Beaucoup de bâtiments contemporains sont absolument incompréhensibles à l’âme. Une tour de bureaux de 150 mètres de haut, par exemple, dont le seul ordre de grandeur perceptible est de trop grande dimension, nous rend incapable de développer le moindre affect. À l’inverse, une cathédrale gothique respecte toutes les échelles de grandeur, de la poignée du porche à l’intégralité du bâtiment, ce qui rend cet édifice signifiant à plusieurs kilomètres de distances comme à quelques centimètres.


L’architecte est-il souvent trop éloigné de la technique ?

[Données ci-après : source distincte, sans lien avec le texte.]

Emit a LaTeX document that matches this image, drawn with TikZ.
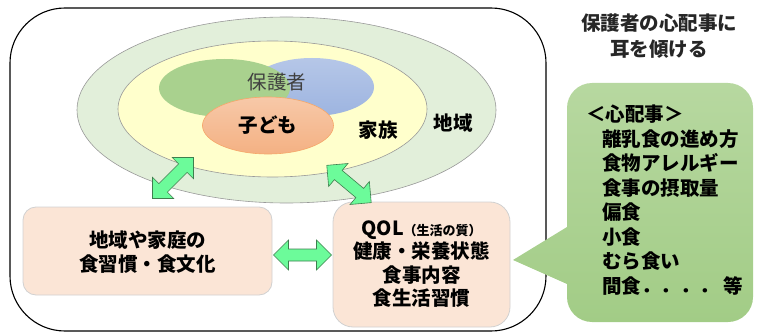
\documentclass[tikz,border=0pt]{standalone}
\usepackage{fontspec}
\setmainfont{Noto Sans CJK JP}
\usetikzlibrary{shapes.geometric,calc}
\definecolor{chiikiC}{HTML}{E2EFDA}
\definecolor{kazokuC}{HTML}{FFFFCC}
\definecolor{hogoG}{HTML}{A9D18E}
\definecolor{hogoB}{HTML}{9DB4E0}
\definecolor{kodomoC}{HTML}{F4B183}
\definecolor{boxC}{HTML}{FBE5D6}
\definecolor{arrC}{HTML}{6CFB9A}
\definecolor{arrD}{HTML}{3E7F4E}
\definecolor{callTop}{HTML}{B7D8A0}
\definecolor{callBot}{HTML}{A2CC86}
\begin{document}
\begin{tikzpicture}[x=1pt,y=-1pt,
  txt/.style={font=\fontsize{19.5}{24}\selectfont\bfseries, text=black},
  ring/.style={ellipse, draw=gray!80, line width=0.6pt, inner sep=0pt},
  bubble/.style={ellipse, inner sep=0pt},
  infobox/.style={draw=black!18, line width=0.8pt, fill=boxC},
  arrowstyle/.style={fill=arrC, draw=arrD, line width=0.6pt, line join=miter},
  dblarr/.pic={\path[arrowstyle] (-29,0) -- (-14,15) -- (-14,6) -- (14,6) -- (14,15) -- (29,0) -- (14,-15) -- (14,-6) -- (-14,-6) -- (-14,-15) -- cycle;}
]
\useasboundingbox (0,0) rectangle (760,334);
% outer frame
\draw[line width=1.1pt, rounded corners=55pt] (10,8) rectangle (546,331);
% ellipses
\node[ring, fill=chiikiC, minimum width=419, minimum height=186] (chiiki) at (286.5,110) {};
\node[ring, fill=kazokuC, minimum width=309, minimum height=136] (kazoku) at (272.5,109) {};
\node[bubble, top color=hogoB!75, bottom color=hogoB, minimum width=124, minimum height=58] (hogoB) at (312,87) {};
\node[bubble, fill=hogoG, minimum width=131, minimum height=58] (hogoG) at (224.5,88) {};
\node[bubble, draw=kodomoC!80!orange, line width=0.6pt, top color=kodomoC!70, bottom color=kodomoC, minimum width=131, minimum height=57] (kodomo) at (268,125.5) {};
\node[font=\fontsize{19.5}{24}\selectfont, text=black!75] (hogoT) at (277,82) {保護者};
\node[txt] (kodomoT) at (kodomo) {子ども};
\node[txt] (kazokuT) at (378,130) {家族};
\node[txt] (chiikiT) at (453,123) {地域};
% boxes
\path[infobox, rounded corners=13pt] (23,207) rectangle (272,295);
\node[txt, align=center] (left) at (147.5,252) {地域や家庭の\\食習慣・食文化};
\coordinate (leftE) at (272,251);
\path[infobox, rounded corners=20pt] (333,202) rectangle (510,327);
\node[txt, align=center, font=\fontsize{19.5}{23.5}\selectfont\bfseries] (qol) at (421.5,264) {QOL{\fontsize{13}{15}\selectfont（生活の質）}\\健康・栄養状態\\食事内容\\食生活習慣};
\coordinate (qolW) at (333,251);
% arrows
\pic at ($(leftE)!0.5!(qolW)+(0,4)$) {dblarr};
\pic[rotate=45] at (173,178) {dblarr};
\pic[rotate=-40] at (349,184) {dblarr};
% title
\node[txt, align=center, text=black!85, font=\fontsize{19.5}{26}\selectfont\bfseries] (title) at (659,36) {保護者の心配事に\\耳を傾ける};
% callout
\path[top color=callTop, bottom color=callBot] (513,260) -- (567,227) [rounded corners=25pt] -- (567,83) -- (753,83) -- (753,322) -- (567,322) [sharp corners] -- (567,284) -- cycle;
\node[txt, align=left, anchor=north west, font=\fontsize{19.5}{24.5}\selectfont\bfseries, inner sep=0pt] (worry) at (586,105) {＜心配事＞\\
\hspace{16pt}離乳食の進め方\\
\hspace{16pt}食物アレルギー\\
\hspace{16pt}食事の摂取量\\
\hspace{16pt}偏食\\
\hspace{16pt}小食\\
\hspace{16pt}むら食い\\
\hspace{16pt}間食．．．． 等};
\end{tikzpicture}
\end{document}
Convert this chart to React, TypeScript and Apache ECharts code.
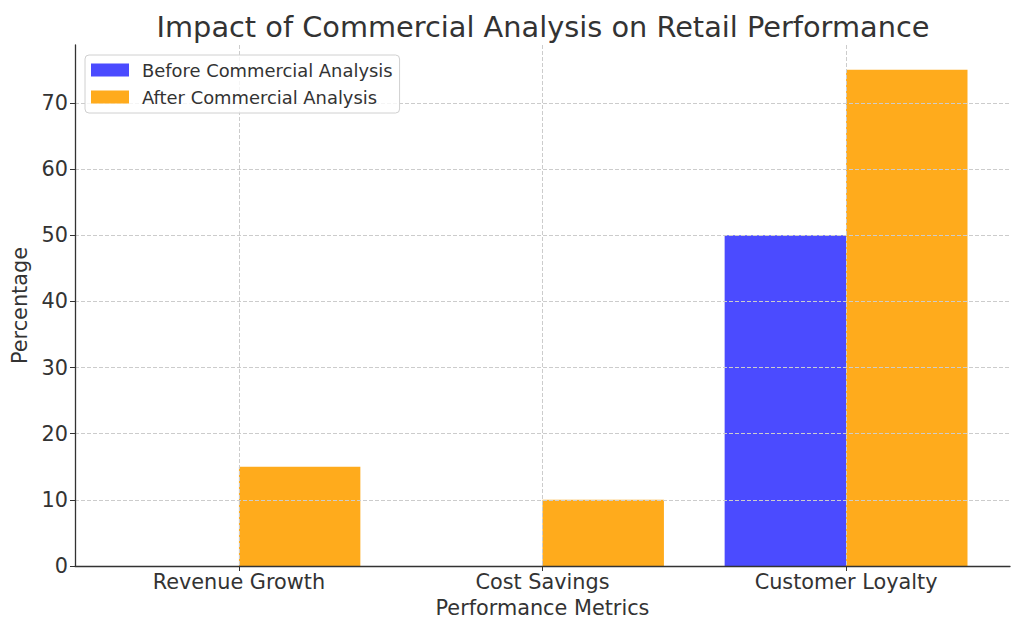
import React, { useEffect, useRef } from "react";
import * as echarts from "echarts";

const categories = ["Revenue Growth", "Cost Savings", "Customer Loyalty"];
const beforeValues = [0, 0, 50];
const afterValues = [15, 10, 75];
const yTicks = [0, 10, 20, 30, 40, 50, 60, 70];
const seriesNames = ["Before Commercial Analysis", "After Commercial Analysis"];

const FONT = "DejaVu Sans";
const TEXT = "#333333";

export default function App() {
  const ref = useRef<HTMLDivElement>(null);
  useEffect(() => {
    const chart = echarts.init(ref.current!, null, { renderer: "svg" });
    const barW = 0.4;
    const makeRender = (offset: number) => (params: any, api: any) => {
      const x = api.value(0);
      const y = api.value(1);
      const p1 = api.coord([x + offset, y]);
      const p2 = api.coord([x + offset + barW, 0]);
      return {
        type: "rect",
        shape: { x: p1[0], y: p1[1], width: p2[0] - p1[0], height: p2[1] - p1[1] },
        style: { fill: api.visual("color") },
      };
    };
    const idx = categories.map((_, i) => i);
    chart.setOption({
      animation: false,
      title: {
        text: "Impact of Commercial Analysis on Retail Performance",
        left: 538,
        textAlign: "center",
        top: 7,
        textStyle: { fontFamily: FONT, fontSize: 28.8, fontWeight: "normal", color: TEXT },
      },
      legend: {
        orient: "vertical",
        left: 85,
        top: 55,
        z: 10,
        padding: [6, 7, 7, 6],
        itemGap: 9,
        itemWidth: 38,
        itemHeight: 13,
        borderColor: "#d0d0d0",
        borderWidth: 1,
        borderRadius: 4,
        backgroundColor: "rgba(255,255,255,0.8)",
        textStyle: { fontFamily: FONT, fontSize: 17.9, color: TEXT, padding: [0, 0, 0, 8] },
        data: seriesNames.map((n) => ({ name: n, icon: "rect" })),
      },
      grid: { left: 75, right: 14, top: 45, bottom: 69 },
      xAxis: {
        type: "value",
        min: -0.54,
        max: 2.54,
        z: 5,
        name: "Performance Metrics",
        nameLocation: "middle",
        nameGap: 31,
        nameTextStyle: { fontFamily: FONT, fontSize: 20.8, color: TEXT },
        axisLine: { show: true, onZero: false, lineStyle: { color: "#333", width: 1.3 } },
        axisTick: { show: true, length: 5, customValues: idx, lineStyle: { color: "#333" } },
        axisLabel: {
          customValues: idx,
          fontFamily: FONT,
          fontSize: 20.8,
          color: TEXT,
          margin: 5,
          formatter: (v: number) => categories[Math.round(v)] ?? "",
        },
        splitLine: { show: true, lineStyle: { color: "#cccccc", type: [4, 2], width: 1 } },
      },
      yAxis: {
        type: "value",
        min: 0,
        max: 78.75,
        z: 5,
        name: "Percentage",
        nameLocation: "middle",
        nameGap: 38,
        nameTextStyle: { fontFamily: FONT, fontSize: 20.8, color: TEXT },
        axisLine: { show: true, onZero: false, lineStyle: { color: "#333", width: 1.3 } },
        axisTick: { show: true, length: 5, customValues: yTicks, lineStyle: { color: "#333" } },
        axisLabel: {
          customValues: yTicks,
          fontFamily: FONT,
          fontSize: 20.8,
          color: TEXT,
          margin: 7,
        },
        splitLine: { show: true, lineStyle: { color: "#cccccc", type: [4, 2], width: 1 } },
      },
      series: [
        {
          type: "custom",
          name: seriesNames[0],
          itemStyle: { color: "#4b4bff" },
          renderItem: makeRender(-barW),
          encode: { x: 0, y: 1 },
          data: beforeValues.map((v, i) => [i, v]),
        },
        {
          type: "custom",
          name: seriesNames[1],
          itemStyle: { color: "#ffab1c" },
          renderItem: makeRender(0),
          encode: { x: 0, y: 1 },
          data: afterValues.map((v, i) => [i, v]),
        },
      ],
    });
    return () => chart.dispose();
  }, []);
  return <div ref={ref} style={{ width: 1024, height: 635, position: "absolute", left: 0, top: 0 }} />;
}
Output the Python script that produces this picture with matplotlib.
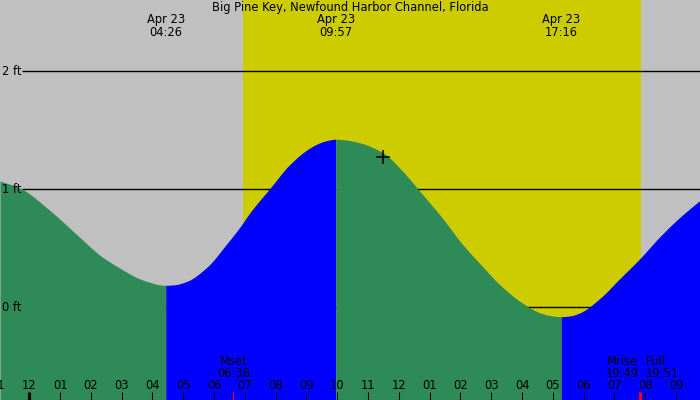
import matplotlib
matplotlib.use("Agg")
import matplotlib.pyplot as plt
import matplotlib.transforms as mtransforms
import numpy as np

# ---- data (hours from local midnight Apr 23, height in ft) ----
times = [-0.95, -0.30, 0.67, 1.65, 2.30, 2.95, 3.59, 4.00, 4.24, 4.43, 4.70, 5.12, 5.77,
         6.42, 6.84, 7.16, 7.82, 8.46, 9.11, 9.50, 9.76, 9.95, 10.20, 10.64, 11.48, 12.13,
         12.69, 13.43, 13.98, 14.31, 14.63, 15.28, 15.93, 16.58, 16.95, 17.27, 17.55,
         17.88, 18.53, 19.18, 19.83, 20.48, 21.13, 21.78]
heights = [1.07, 1.01, 0.82, 0.59, 0.44, 0.33, 0.24, 0.205, 0.19, 0.186, 0.19, 0.22, 0.34,
           0.54, 0.68, 0.80, 1.01, 1.21, 1.35, 1.40, 1.418, 1.424, 1.42, 1.40, 1.31, 1.15,
           0.98, 0.75, 0.56, 0.46, 0.37, 0.19, 0.05, -0.047, -0.072, -0.08, -0.074,
           -0.047, 0.076, 0.245, 0.414, 0.60, 0.764, 0.907]

extreme_times = [4.43, 9.95, 17.27]          # low, high, low
extreme_labels = ["04:26", "09:57", "17:16"]
extreme_date = "Apr 23"

sunrise, sunset = 6.94, 19.86
level_ticks = [0, 1, 2]
level_labels = ["0 ft", "1 ft", "2 ft"]

hour_ticks = list(range(-1, 22))
hour_labels = ["11", "12", "01", "02", "03", "04", "05", "06", "07", "08", "09", "10",
               "11", "12", "01", "02", "03", "04", "05", "06", "07", "08", "09"]

moon_events = [("Mset", "06:36", 6.60), ("Mrise", "19:49", 19.82), ("Full", "19:51", 19.85)]
now_time, now_height = 11.49, 1.276

title = "Big Pine Key, Newfound Harbor Channel, Florida"


def smooth_line(x, y, n=12):
    """Monotone cubic (Fritsch-Carlson) curve through the read points, for drawing."""
    x = np.asarray(x, float)
    y = np.asarray(y, float)
    dx = np.diff(x)
    d = np.diff(y) / dx
    m = np.zeros_like(y)
    m[0], m[-1] = d[0], d[-1]
    for i in range(1, len(y) - 1):
        if d[i - 1] * d[i] <= 0:
            m[i] = 0.0
        else:
            w1 = 2 * dx[i] + dx[i - 1]
            w2 = dx[i] + 2 * dx[i - 1]
            m[i] = (w1 + w2) / (w1 / d[i - 1] + w2 / d[i])
    xs, ys = [], []
    for i in range(len(dx)):
        s = np.linspace(0, 1, n, endpoint=(i == len(dx) - 1))
        h00 = 2 * s**3 - 3 * s**2 + 1
        h10 = s**3 - 2 * s**2 + s
        h01 = -2 * s**3 + 3 * s**2
        h11 = s**3 - s**2
        xs.append(x[i] + s * dx[i])
        ys.append(h00 * y[i] + h10 * dx[i] * m[i] + h01 * y[i + 1] + h11 * dx[i] * m[i + 1])
    return np.concatenate(xs), np.concatenate(ys)


# ---- figure ----
W, H = 700, 400
fig = plt.figure(figsize=(W / 100, H / 100), dpi=100)
ax = fig.add_axes([0, 0, 1, 1])
x0, x1 = -0.951, 21.776
y0, y1 = -0.786, 2.604
ax.set_xlim(x0, x1)
ax.set_ylim(y0, y1)
ax.axis("off")
fig.patch.set_facecolor("#C0C0C0")
ax.add_patch(plt.Rectangle((x0, y0), x1 - x0, y1 - y0, color="#C0C0C0", zorder=0))

# daylight
ax.axvspan(sunrise, sunset, color="#CCCC00", zorder=1, lw=0)

# level lines
for lv in level_ticks:
    ax.hlines(lv, -0.237, x1, color="black", lw=1.0, zorder=2)

# tide fill, split by rising/falling
t, h = smooth_line(times, heights)
bounds = [t[0]] + extreme_times + [t[-1]]
colors = ["#2E8B57", "#0000FF", "#2E8B57", "#0000FF"]
for i in range(len(bounds) - 1):
    m = (t >= bounds[i] - 1e-9) & (t <= bounds[i + 1] + 1e-9)
    ax.fill_between(t[m], y0, h[m], color=colors[i], lw=0, zorder=3)

# current marker
ax.plot([now_time], [now_height], marker="+", color="black", ms=10, mew=1.1, zorder=6)


def ypx(py):
    return 1 - py / H


tr = mtransforms.blended_transform_factory(ax.transData, ax.transAxes)
font = dict(family="DejaVu Sans", fontsize=8.3, color="black")

# title
ax.text(0.5, ypx(8), title, transform=ax.transAxes, ha="center", va="center", zorder=7, **font)

# extreme labels
for et, el in zip(extreme_times, extreme_labels):
    ax.text(et, ypx(19), extreme_date, transform=tr, ha="center", va="center", zorder=7, **font)
    ax.text(et, ypx(32), el, transform=tr, ha="center", va="center", zorder=7, **font)

# level labels
for lv, ll in zip(level_ticks, level_labels):
    ax.text(-0.89, lv, ll, ha="left", va="center", zorder=7, **font)

# hour ticks and labels
for ht, hl in zip(hour_ticks, hour_labels):
    ax.text(ht, ypx(385.5), hl, transform=tr, ha="center", va="center", zorder=7, **font)
    lw = 3 if ht == 0 else 1
    ax.plot([ht, ht], [ypx(392), 0], transform=tr, color="black", lw=lw * 0.75,
            zorder=7, solid_capstyle="butt")

# moon events
for name, tm, mt in moon_events:
    if name == "Mset":
        ha, xx = "center", mt + 0.04
    elif name == "Mrise":
        ha, xx = "right", mt - 0.05
    else:
        ha, xx = "left", mt + 0.18
    ax.text(xx, ypx(361.7), name, transform=tr, ha=ha, va="center", zorder=7, **font)
    ax.text(xx, ypx(373.3), tm, transform=tr, ha=ha, va="center", zorder=7, **font)
ax.plot([6.60, 6.60], [ypx(392), 0], transform=tr, color="red", lw=0.75, zorder=7,
        solid_capstyle="butt")
ax.plot([19.83, 19.83], [ypx(392), 0], transform=tr, color="red", lw=2.2, zorder=7,
        solid_capstyle="butt")

fig.savefig("out.png", dpi=100, facecolor=fig.get_facecolor())
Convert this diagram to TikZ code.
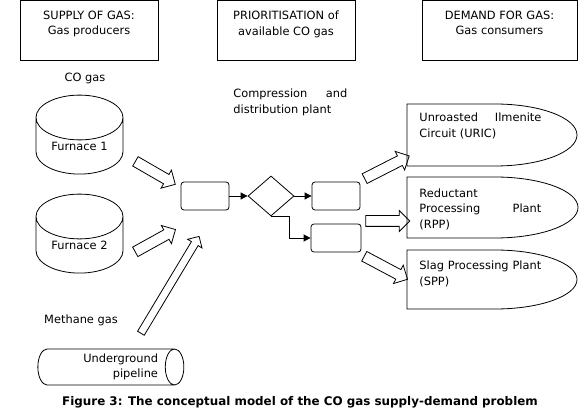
\documentclass[tikz,border=0pt]{standalone}
\usepackage{fontspec}
\setmainfont{DejaVu Sans}
\usetikzlibrary{shapes.geometric,shapes.arrows,arrows.meta}

\begin{document}
\begin{tikzpicture}[
  x=1pt, y=-1pt, line width=0.8pt,
  every node/.style={font=\fontsize{11.4}{15.5}\selectfont, inner sep=0pt},
  head/.style={draw, minimum width=138pt, minimum height=60pt, align=center},
  tank/.style={draw, cylinder, shape border rotate=90, aspect=0.8, minimum width=87pt, minimum height=79pt},
  blk/.style={draw, fill=white, single arrow, single arrow head extend=5pt, inner ysep=5pt},
  unit/.style={draw, rounded corners=3pt, minimum width=48pt, minimum height=28pt},
  flow/.style={-{Triangle[length=7pt,width=7pt]}},
  dem/.style={anchor=west, text width=122pt, align=left}
]
  \useasboundingbox (0,0) rectangle (580,411);

  % headings
  \node[head] (supply) at (89,30) {SUPPLY OF GAS:\\Gas producers\\[-6pt]\strut};
  \node[head] (prio) at (286,30) {PRIORITISATION of\\available CO gas\\[-6pt]\strut};
  \node[head, minimum width=155pt] (demand) at (499.5,30) {DEMAND FOR GAS:\\Gas consumers\\[-6pt]\strut};

  % supply side
  \node (co) at (85,78) {CO gas};
  \node[tank] (f1) at (79.5,146) {Furnace 1};
  \node[tank] (f2) at (79.5,245) {Furnace 2};
  \node (meth) at (81,320) {Methane gas};
  \node[draw, cylinder, aspect=0.7, minimum width=36pt, minimum height=146pt,
        text width=104pt, align=right] (pipe) at (106,367) {Underground\\pipeline};

  % compression and distribution plant
  \node[anchor=west, text width=114pt, align=left] (plant) at (233,102.5)
    {Compression\hspace{\fill}and\\distribution plant};
  \node[unit] (b1) at (205,196) {};
  \node[draw, diamond, minimum width=46pt, minimum height=40pt] (dia) at (271,196) {};
  \node[unit] (b2) at (336,196) {};
  \node[unit, minimum width=50pt] (b3) at (336,238) {};
  \draw[flow] (b1) -- (dia);
  \draw[flow] (dia) -- (b2);
  \draw[flow] (dia.south) -- ++(18,0) |- (b3);

  % block arrows
  \node[blk, minimum height=46pt, rotate=-30] (a1) at (153,171.5) {};
  \node[blk, minimum height=46pt, rotate=29] (a2) at (153,242) {};
  \node[blk, minimum height=113pt, inner ysep=3.5pt, single arrow head extend=4.5pt, rotate=59] (a3) at (169,286.5) {};
  \node[blk, minimum height=50pt, rotate=27] (a4) at (384.5,168.5) {};
  \node[blk, minimum height=44pt] (a5) at (385,221) {};
  \node[blk, minimum height=49pt, rotate=-28] (a6) at (383.5,266.5) {};

  % demand side
  \draw (407,104) -- (495,104) arc[start angle=90, end angle=-90, x radius=82pt, y radius=31pt] -- (407,166) -- cycle;
  \node[dem] (uric) at (419,126) {Unroasted\hspace{\fill}Ilmenite\\Circuit (URIC)};
  \draw (407,177) -- (495,177) arc[start angle=90, end angle=-90, x radius=83pt, y radius=30.5pt] -- (407,238) -- cycle;
  \node[dem] (rpp) at (419,209) {Reductant\\Processing\hspace{\fill}Plant\\(RPP)};
  \draw (407,250) -- (495,250) arc[start angle=90, end angle=-90, x radius=82pt, y radius=29.5pt] -- (407,309) -- cycle;
  \node[dem] (spp) at (419,274) {Slag Processing Plant\\(SPP)};

  \node[font=\bfseries\fontsize{11.9}{13}\selectfont] (cap) at (300,402)
    {Figure 3: The conceptual model of the CO gas supply-demand problem};
\end{tikzpicture}
\end{document}
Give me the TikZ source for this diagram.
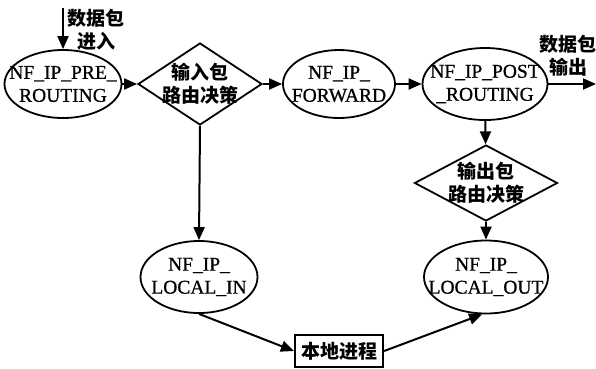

Il faut être technicien. Quand les frères Van Eyck ont peint l’Agneau Mystique, ils ont inventé la peinture à l’huile. Il est essentiel de maîtriser sa palette d’outils. Nous avons été un des premiers bureaux informatisés au monde. On me disait à l’époque qu’un architecte et un ordinateur étaient deux entités distinctes et incompatibles. Si l’on observe le degré de précision que l’on peut atteindre par l’informatique actuellement, c’est saisissant. Ces compétences technologiques sont mises au service du dessein du commanditaire et du génie du lieu. Il faudrait être idiot pour ne pas faire le meilleur usage de tous ces nouveaux outils.  Les administrations ont aussi leur rôle à jouer dans l’élaboration de ces nouvelles pratiques, on trouve maintenant des informations publiques qui étaient totalement inexistantes il y a quelques années, comme la nature du sol, l’hydrologie, la faune, la flore, les cartes historiques,…


Il existe une myriade de ressources à la disposition des architectes, et elles doivent être utilisées à bon escient. Il y a des bons et des mauvais pilotes. Nous encourageons les jeunes architectes qui nous rejoignent à s’intéresser aux aspects techniques et technologiques, en particulier dans un cahier des charges, à s’interroger sur les propriétés chimiques, mécaniques, physiques des matériaux qu’ils utilisent. Il y a de plus en plus la nécessité d’être précis sur ce que l’on veut.